→ **YOUR GOAL**
Copy the data below exactly, omitting any picture it contains.
——————————
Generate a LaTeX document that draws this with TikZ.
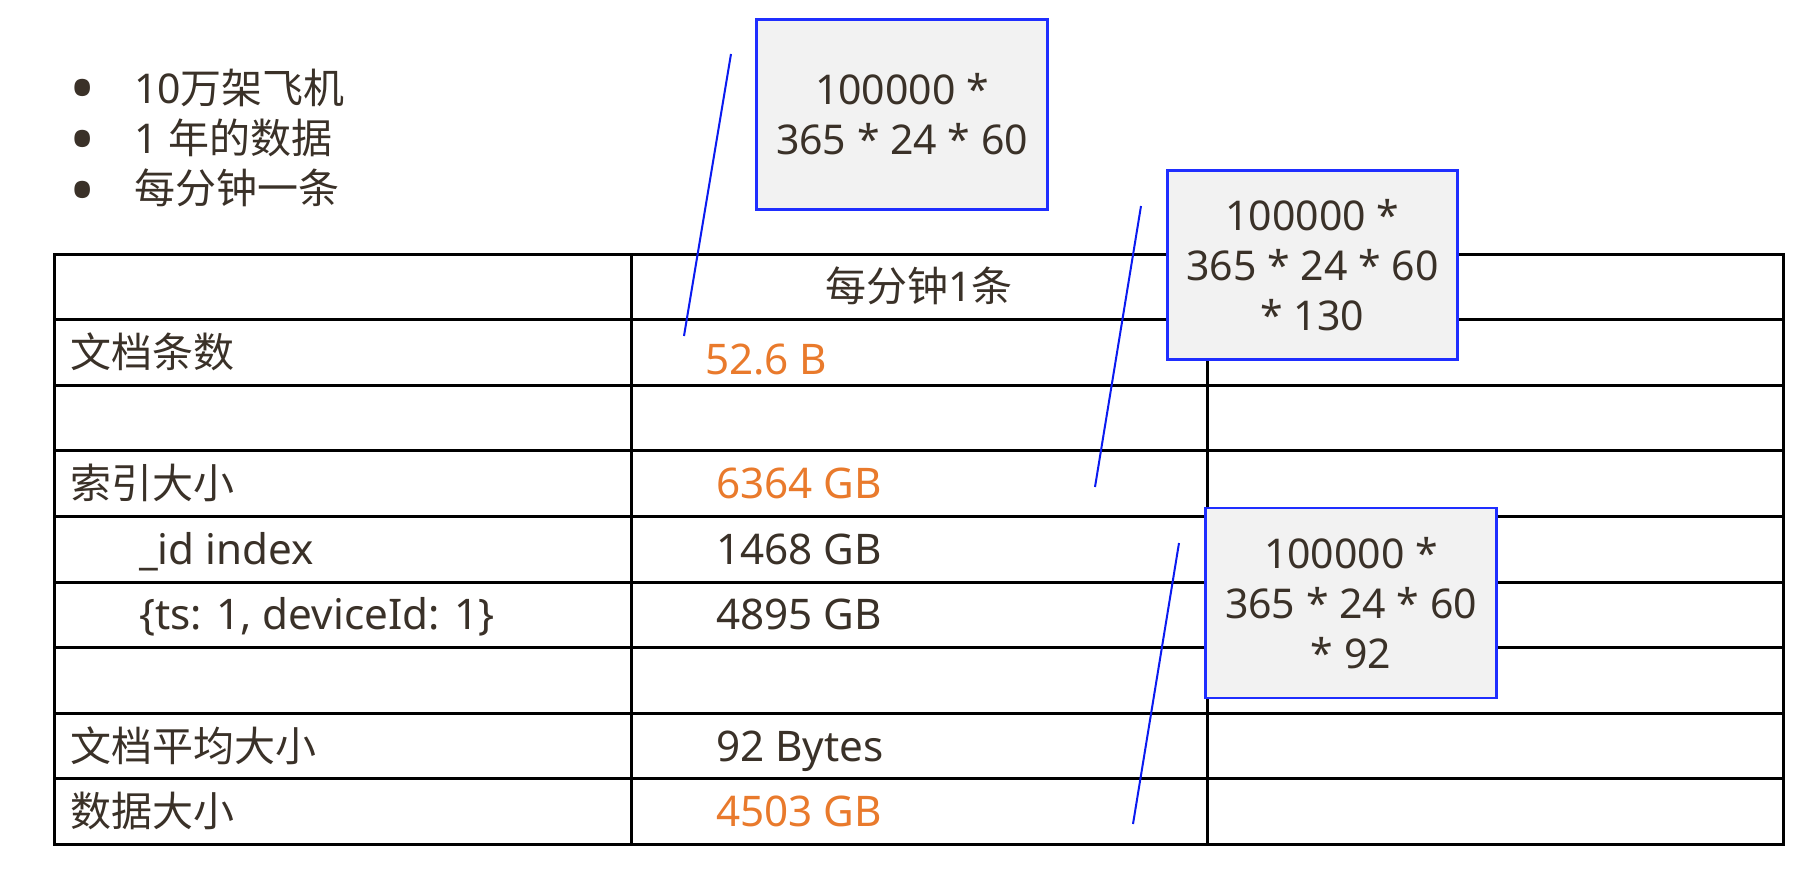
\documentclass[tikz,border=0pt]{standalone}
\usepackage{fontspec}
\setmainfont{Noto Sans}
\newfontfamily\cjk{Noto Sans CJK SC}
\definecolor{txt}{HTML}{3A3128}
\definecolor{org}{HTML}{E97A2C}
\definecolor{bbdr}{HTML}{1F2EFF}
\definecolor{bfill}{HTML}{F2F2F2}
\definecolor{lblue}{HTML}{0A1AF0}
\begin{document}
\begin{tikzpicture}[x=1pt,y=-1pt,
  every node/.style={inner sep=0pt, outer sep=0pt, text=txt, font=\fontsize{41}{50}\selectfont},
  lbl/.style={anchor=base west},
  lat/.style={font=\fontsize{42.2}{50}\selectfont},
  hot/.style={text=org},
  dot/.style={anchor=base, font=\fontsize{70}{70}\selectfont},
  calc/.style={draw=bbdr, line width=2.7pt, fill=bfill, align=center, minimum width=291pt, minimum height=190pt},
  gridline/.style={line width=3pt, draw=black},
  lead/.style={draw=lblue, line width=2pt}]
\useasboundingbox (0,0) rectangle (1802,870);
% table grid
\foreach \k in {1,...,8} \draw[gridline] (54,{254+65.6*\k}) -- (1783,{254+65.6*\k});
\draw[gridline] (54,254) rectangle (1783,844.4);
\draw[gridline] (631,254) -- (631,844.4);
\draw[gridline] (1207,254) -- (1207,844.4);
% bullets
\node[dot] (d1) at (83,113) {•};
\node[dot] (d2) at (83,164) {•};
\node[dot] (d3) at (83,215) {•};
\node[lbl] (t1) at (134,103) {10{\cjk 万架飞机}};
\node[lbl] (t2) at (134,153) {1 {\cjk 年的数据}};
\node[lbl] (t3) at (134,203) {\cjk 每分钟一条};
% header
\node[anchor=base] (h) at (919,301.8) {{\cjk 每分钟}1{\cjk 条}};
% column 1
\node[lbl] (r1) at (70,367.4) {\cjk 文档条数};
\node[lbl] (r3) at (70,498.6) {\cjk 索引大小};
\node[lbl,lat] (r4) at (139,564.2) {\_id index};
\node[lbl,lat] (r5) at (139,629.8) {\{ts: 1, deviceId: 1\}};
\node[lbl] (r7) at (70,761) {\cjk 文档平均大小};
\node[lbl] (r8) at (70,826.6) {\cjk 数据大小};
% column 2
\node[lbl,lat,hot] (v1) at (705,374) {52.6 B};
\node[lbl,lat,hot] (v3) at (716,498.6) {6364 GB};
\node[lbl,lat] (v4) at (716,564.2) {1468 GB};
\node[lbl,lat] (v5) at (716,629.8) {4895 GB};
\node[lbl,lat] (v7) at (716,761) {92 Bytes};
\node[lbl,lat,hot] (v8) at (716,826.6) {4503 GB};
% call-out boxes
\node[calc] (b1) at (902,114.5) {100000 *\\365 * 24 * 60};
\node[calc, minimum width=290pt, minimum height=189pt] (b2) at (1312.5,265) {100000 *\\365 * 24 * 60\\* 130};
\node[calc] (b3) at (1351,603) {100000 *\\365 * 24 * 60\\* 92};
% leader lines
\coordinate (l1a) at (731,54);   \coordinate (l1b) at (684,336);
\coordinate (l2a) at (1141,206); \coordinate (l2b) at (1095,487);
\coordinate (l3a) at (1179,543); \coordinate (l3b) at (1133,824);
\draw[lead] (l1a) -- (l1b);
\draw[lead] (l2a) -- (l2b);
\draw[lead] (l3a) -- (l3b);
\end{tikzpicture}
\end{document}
——————————
→ **FINAL ANSWER**
Generate a LaTeX document that draws this with TikZ.
\documentclass[tikz,border=0pt]{standalone}
\usepackage{fontspec}
\setmainfont{Noto Sans}
\newfontfamily\cjk{Noto Sans CJK SC}
\definecolor{txt}{HTML}{3A3128}
\definecolor{org}{HTML}{E97A2C}
\definecolor{bbdr}{HTML}{1F2EFF}
\definecolor{bfill}{HTML}{F2F2F2}
\definecolor{lblue}{HTML}{0A1AF0}
\begin{document}
\begin{tikzpicture}[x=1pt,y=-1pt,
  every node/.style={inner sep=0pt, outer sep=0pt, text=txt, font=\fontsize{41}{50}\selectfont},
  lbl/.style={anchor=base west},
  lat/.style={font=\fontsize{42.2}{50}\selectfont},
  hot/.style={text=org},
  dot/.style={anchor=base, font=\fontsize{70}{70}\selectfont},
  calc/.style={draw=bbdr, line width=2.7pt, fill=bfill, align=center, minimum width=291pt, minimum height=190pt},
  gridline/.style={line width=3pt, draw=black},
  lead/.style={draw=lblue, line width=2pt}]
\useasboundingbox (0,0) rectangle (1802,870);
% table grid
\foreach \k in {1,...,8} \draw[gridline] (54,{254+65.6*\k}) -- (1783,{254+65.6*\k});
\draw[gridline] (54,254) rectangle (1783,844.4);
\draw[gridline] (631,254) -- (631,844.4);
\draw[gridline] (1207,254) -- (1207,844.4);
% bullets
\node[dot] (d1) at (83,113) {•};
\node[dot] (d2) at (83,164) {•};
\node[dot] (d3) at (83,215) {•};
\node[lbl] (t1) at (134,103) {10{\cjk 万架飞机}};
\node[lbl] (t2) at (134,153) {1 {\cjk 年的数据}};
\node[lbl] (t3) at (134,203) {\cjk 每分钟一条};
% header
\node[anchor=base] (h) at (919,301.8) {{\cjk 每分钟}1{\cjk 条}};
% column 1
\node[lbl] (r1) at (70,367.4) {\cjk 文档条数};
\node[lbl] (r3) at (70,498.6) {\cjk 索引大小};
\node[lbl,lat] (r4) at (139,564.2) {\_id index};
\node[lbl,lat] (r5) at (139,629.8) {\{ts: 1, deviceId: 1\}};
\node[lbl] (r7) at (70,761) {\cjk 文档平均大小};
\node[lbl] (r8) at (70,826.6) {\cjk 数据大小};
% column 2
\node[lbl,lat,hot] (v1) at (705,374) {52.6 B};
\node[lbl,lat,hot] (v3) at (716,498.6) {6364 GB};
\node[lbl,lat] (v4) at (716,564.2) {1468 GB};
\node[lbl,lat] (v5) at (716,629.8) {4895 GB};
\node[lbl,lat] (v7) at (716,761) {92 Bytes};
\node[lbl,lat,hot] (v8) at (716,826.6) {4503 GB};
% call-out boxes
\node[calc] (b1) at (902,114.5) {100000 *\\365 * 24 * 60};
\node[calc, minimum width=290pt, minimum height=189pt] (b2) at (1312.5,265) {100000 *\\365 * 24 * 60\\* 130};
\node[calc] (b3) at (1351,603) {100000 *\\365 * 24 * 60\\* 92};
% leader lines
\coordinate (l1a) at (731,54);   \coordinate (l1b) at (684,336);
\coordinate (l2a) at (1141,206); \coordinate (l2b) at (1095,487);
\coordinate (l3a) at (1179,543); \coordinate (l3b) at (1133,824);
\draw[lead] (l1a) -- (l1b);
\draw[lead] (l2a) -- (l2b);
\draw[lead] (l3a) -- (l3b);
\end{tikzpicture}
\end{document}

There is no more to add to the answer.